Beautiful ending to a sad story. When my wife passed peacefully, both of my kids arrived to the hospital about 45 minutes before she went to Heaven. We too, gave her permission to go, as she was somehow fighting it, even though the doctors said she was in a coma for the last 24 hours. While watching the monitors, we could see her heart and oxygen levels drop severely. Her heart stopped and then all the sudden restarted. She did this two times and then it finally stopped for good. Kim was definitely a fighter. We both were with this disease. It was exactly 6 months ago today that I lost my bride of 35 years, who was just 55 days shy of turning 55 years old. I miss her so much.
God bless you and your family and may He provide you with comfort.
I am sorry to hear of Bob's passing I believe he is now whole again with a perfect mind and body and I also believe in a beautiful death it is a peaceful transition with your loved ones beside you.

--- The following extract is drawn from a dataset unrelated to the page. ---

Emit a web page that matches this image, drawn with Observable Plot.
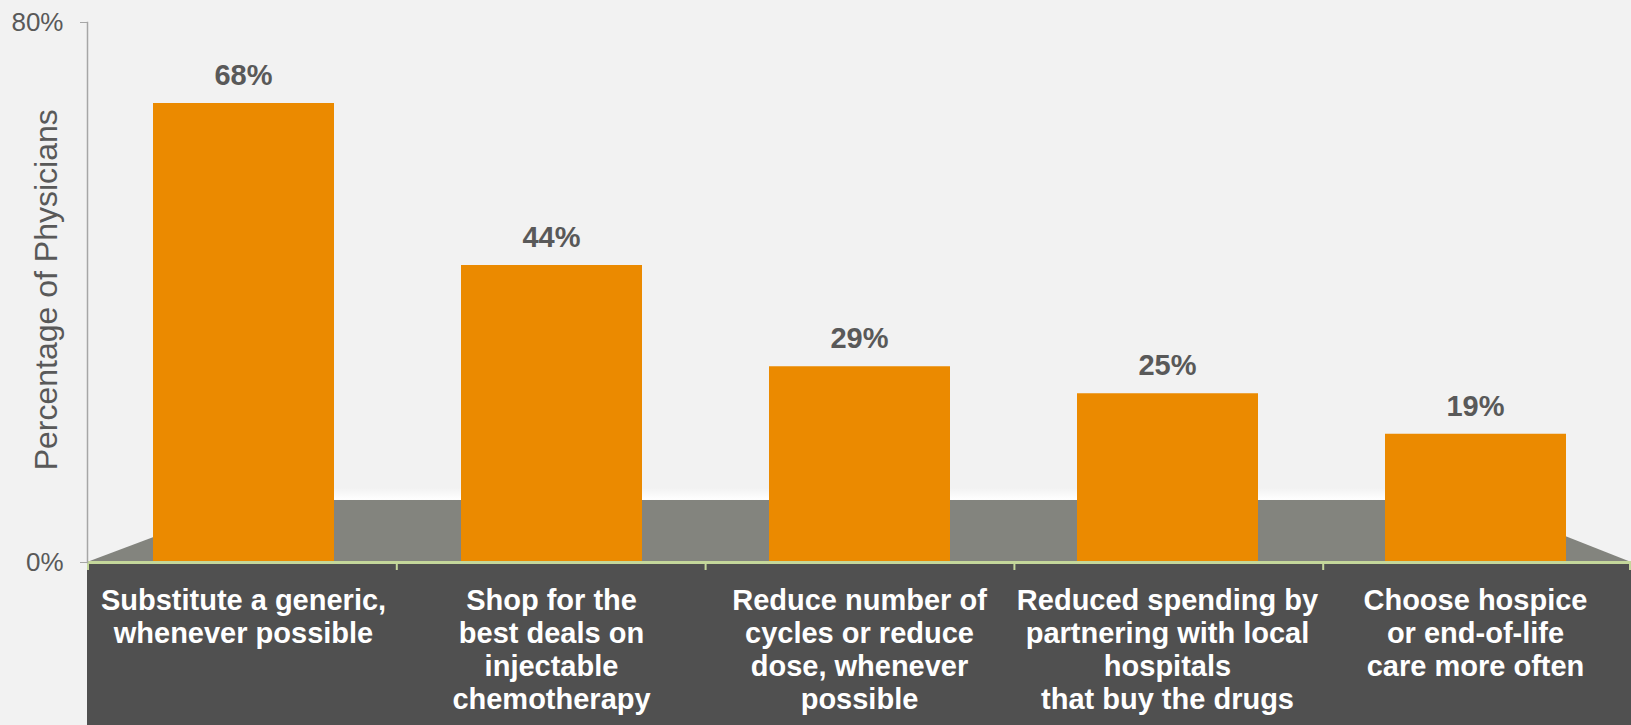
<!DOCTYPE html>
<html>
<head>
<meta charset="utf-8">
<script src="https://cdn.jsdelivr.net/npm/d3@7"></script>
<script src="https://cdn.jsdelivr.net/npm/@observablehq/plot@0.6"></script>
<style>
  html, body { margin: 0; padding: 0; background: #f2f2f2; overflow: hidden; }
  #chart svg { display: block; }
</style>
</head>
<body>
<div id="chart"></div>
<script>
const categories = [
  "Substitute a generic,\nwhenever possible",
  "Shop for the\nbest deals on\ninjectable\nchemotherapy",
  "Reduce number of\ncycles or reduce\ndose, whenever\npossible",
  "Reduced spending by\npartnering with local\nhospitals\nthat buy the drugs",
  "Choose hospice\nor end-of-life\ncare more often"
];
const values = [68, 44, 29, 25, 19];
const yTicks = [0, 80];
const yTitle = "Percentage of Physicians";

const data = categories.map((c, i) => ({cat: c, value: values[i]}));
const FONT = "'Liberation Sans', Arial, Helvetica, sans-serif";

// decorative 3D floor, dark category band and baseline ticks, derived from scales/dimensions
function decor(index, scales, values, dims) {
  const {width, height, marginLeft, marginRight} = dims;
  const y = scales.y;
  const x0 = marginLeft, x1 = width - marginRight;
  const bw = (x1 - x0) / categories.length;
  const yb = y(0);
  const yt = y(9.2);
  const lx = x0 + bw * 0.535, rx = x1 - bw * 0.51;
  const g = d3.create("svg:g");
  const defs = g.append("defs");
  const grad = defs.append("linearGradient").attr("id", "wallGrad")
    .attr("x1", 0).attr("y1", 0).attr("x2", 0).attr("y2", 1);
  grad.append("stop").attr("offset", "0%").attr("stop-color", "#f2f2f2");
  grad.append("stop").attr("offset", "100%").attr("stop-color", "#ffffff");
  g.append("rect").attr("x", lx).attr("y", yt - 12).attr("width", rx - lx).attr("height", 12)
    .attr("fill", "url(#wallGrad)");
  g.append("path")
    .attr("d", `M${x0},${yb}L${lx},${yt}L${rx},${yt}L${x1},${yb}Z`)
    .attr("fill", "#83847e");
  g.append("rect").attr("x", x0).attr("y", yb + 1).attr("width", x1 - x0).attr("height", height - yb)
    .attr("fill", "#505050");
  for (let i = 0; i <= categories.length; i++) {
    const xx = Math.min(x0 + i * bw + 1, x1 - 1);
    g.append("line").attr("x1", xx).attr("x2", xx).attr("y1", yb).attr("y2", yb + 8)
      .attr("stroke", "#c4d79b").attr("stroke-width", 2);
  }
  return g.node();
}

const chart = Plot.plot({
  width: 1631,
  height: 725,
  marginLeft: 87,
  marginRight: 0,
  marginTop: 22,
  marginBottom: 163,
  style: {background: "#f2f2f2", fontFamily: FONT, overflow: "visible"},
  x: {domain: categories, padding: 0, axis: null},
  y: {domain: [0, 80], axis: null},
  marks: [
    decor,
    Plot.barY(data, {x: "cat", y: "value", fill: "#eb8a00", insetLeft: 64, insetRight: 63}),
    Plot.ruleY([0], {stroke: "#c4d79b", strokeWidth: 3}),
    Plot.frame({anchor: "left", stroke: "#a6a6a6", strokeWidth: 1.5}),
    Plot.axisY({
      ticks: yTicks, tickFormat: d => d + "%", tickSize: 7, tickPadding: 17,
      stroke: "#a6a6a6", fill: "#595959", fontSize: 26, label: null
    }),
    Plot.text([yTitle], {
      y: [40.4], frameAnchor: "left", textAnchor: "middle", dx: -40.5, rotate: -90,
      fontSize: 32, fill: "#595959"
    }),
    Plot.text(data, {
      x: "cat", y: "value", text: d => d.value + "%", dy: -28,
      fontSize: 29, fontWeight: "bold", fill: "#595959"
    }),
    Plot.text(data, {
      x: "cat", text: "cat", frameAnchor: "bottom", dy: 24, lineAnchor: "top",
      lineHeight: 1.14, fontSize: 29, fontWeight: "bold", fill: "#ffffff"
    })
  ]
});
document.getElementById("chart").appendChild(chart);
</script>
</body>
</html>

I also believe in signs from our loved ones that have passed, I have received many throughout the years, and from your husband, the artist, what better sign that a beautifully coloured blue bird...
So sorry for your loss. Very well said post. I got chills reading it. Sounds like everyone came together to give him peace of mind that it was ok to move on. My dad is also afraid of dying. Has never wanted to talk about funeral arrangements or any type of end of life care. He only says he wants to be resuscitated if his heart stops. If it comes to that it will be difficult since I feel differently knowing he really had no quality of life. But I know I have to respect his wishes.
Take care of yourself and find peace knowing he is now free of this horrible disease.
Thank you for sharing. Your bluebird will find you often. Take comfort in that. No regrets he is no longer suffering and now willl take care of you in unbelievable ways because he can now.
It's hard to know when it started. I believe it was about 7 years from the earliest symptoms, which is typical.
My heart goes out to you and all those affected by this horrible disease. Right now, I'm left with a profound sadness about the suffering my husband went through. Im just so grateful that his passing was painless and peaceful. God bless us all.β
Wow that brought tears to my eyes xx lots of love and thoughts to you and your family. Thank you for sharing such a lovely story and a comforting way to lose someone so dear xx
I am so sorry for your loss. I love your bluebird story and really believe that they are with us even after they have passed. I have had a cardinal at my feeder since August. It comes in every now and then. I never noticed a cardinal before my Les passed in August. They are with us, they will forever be with us. I know that heavy hearted feeling you have--it's like no other feeling I have ever had in my life. Prayers for you and your loved ones during this time. Give yourself time to grieve, to cry and to find peace.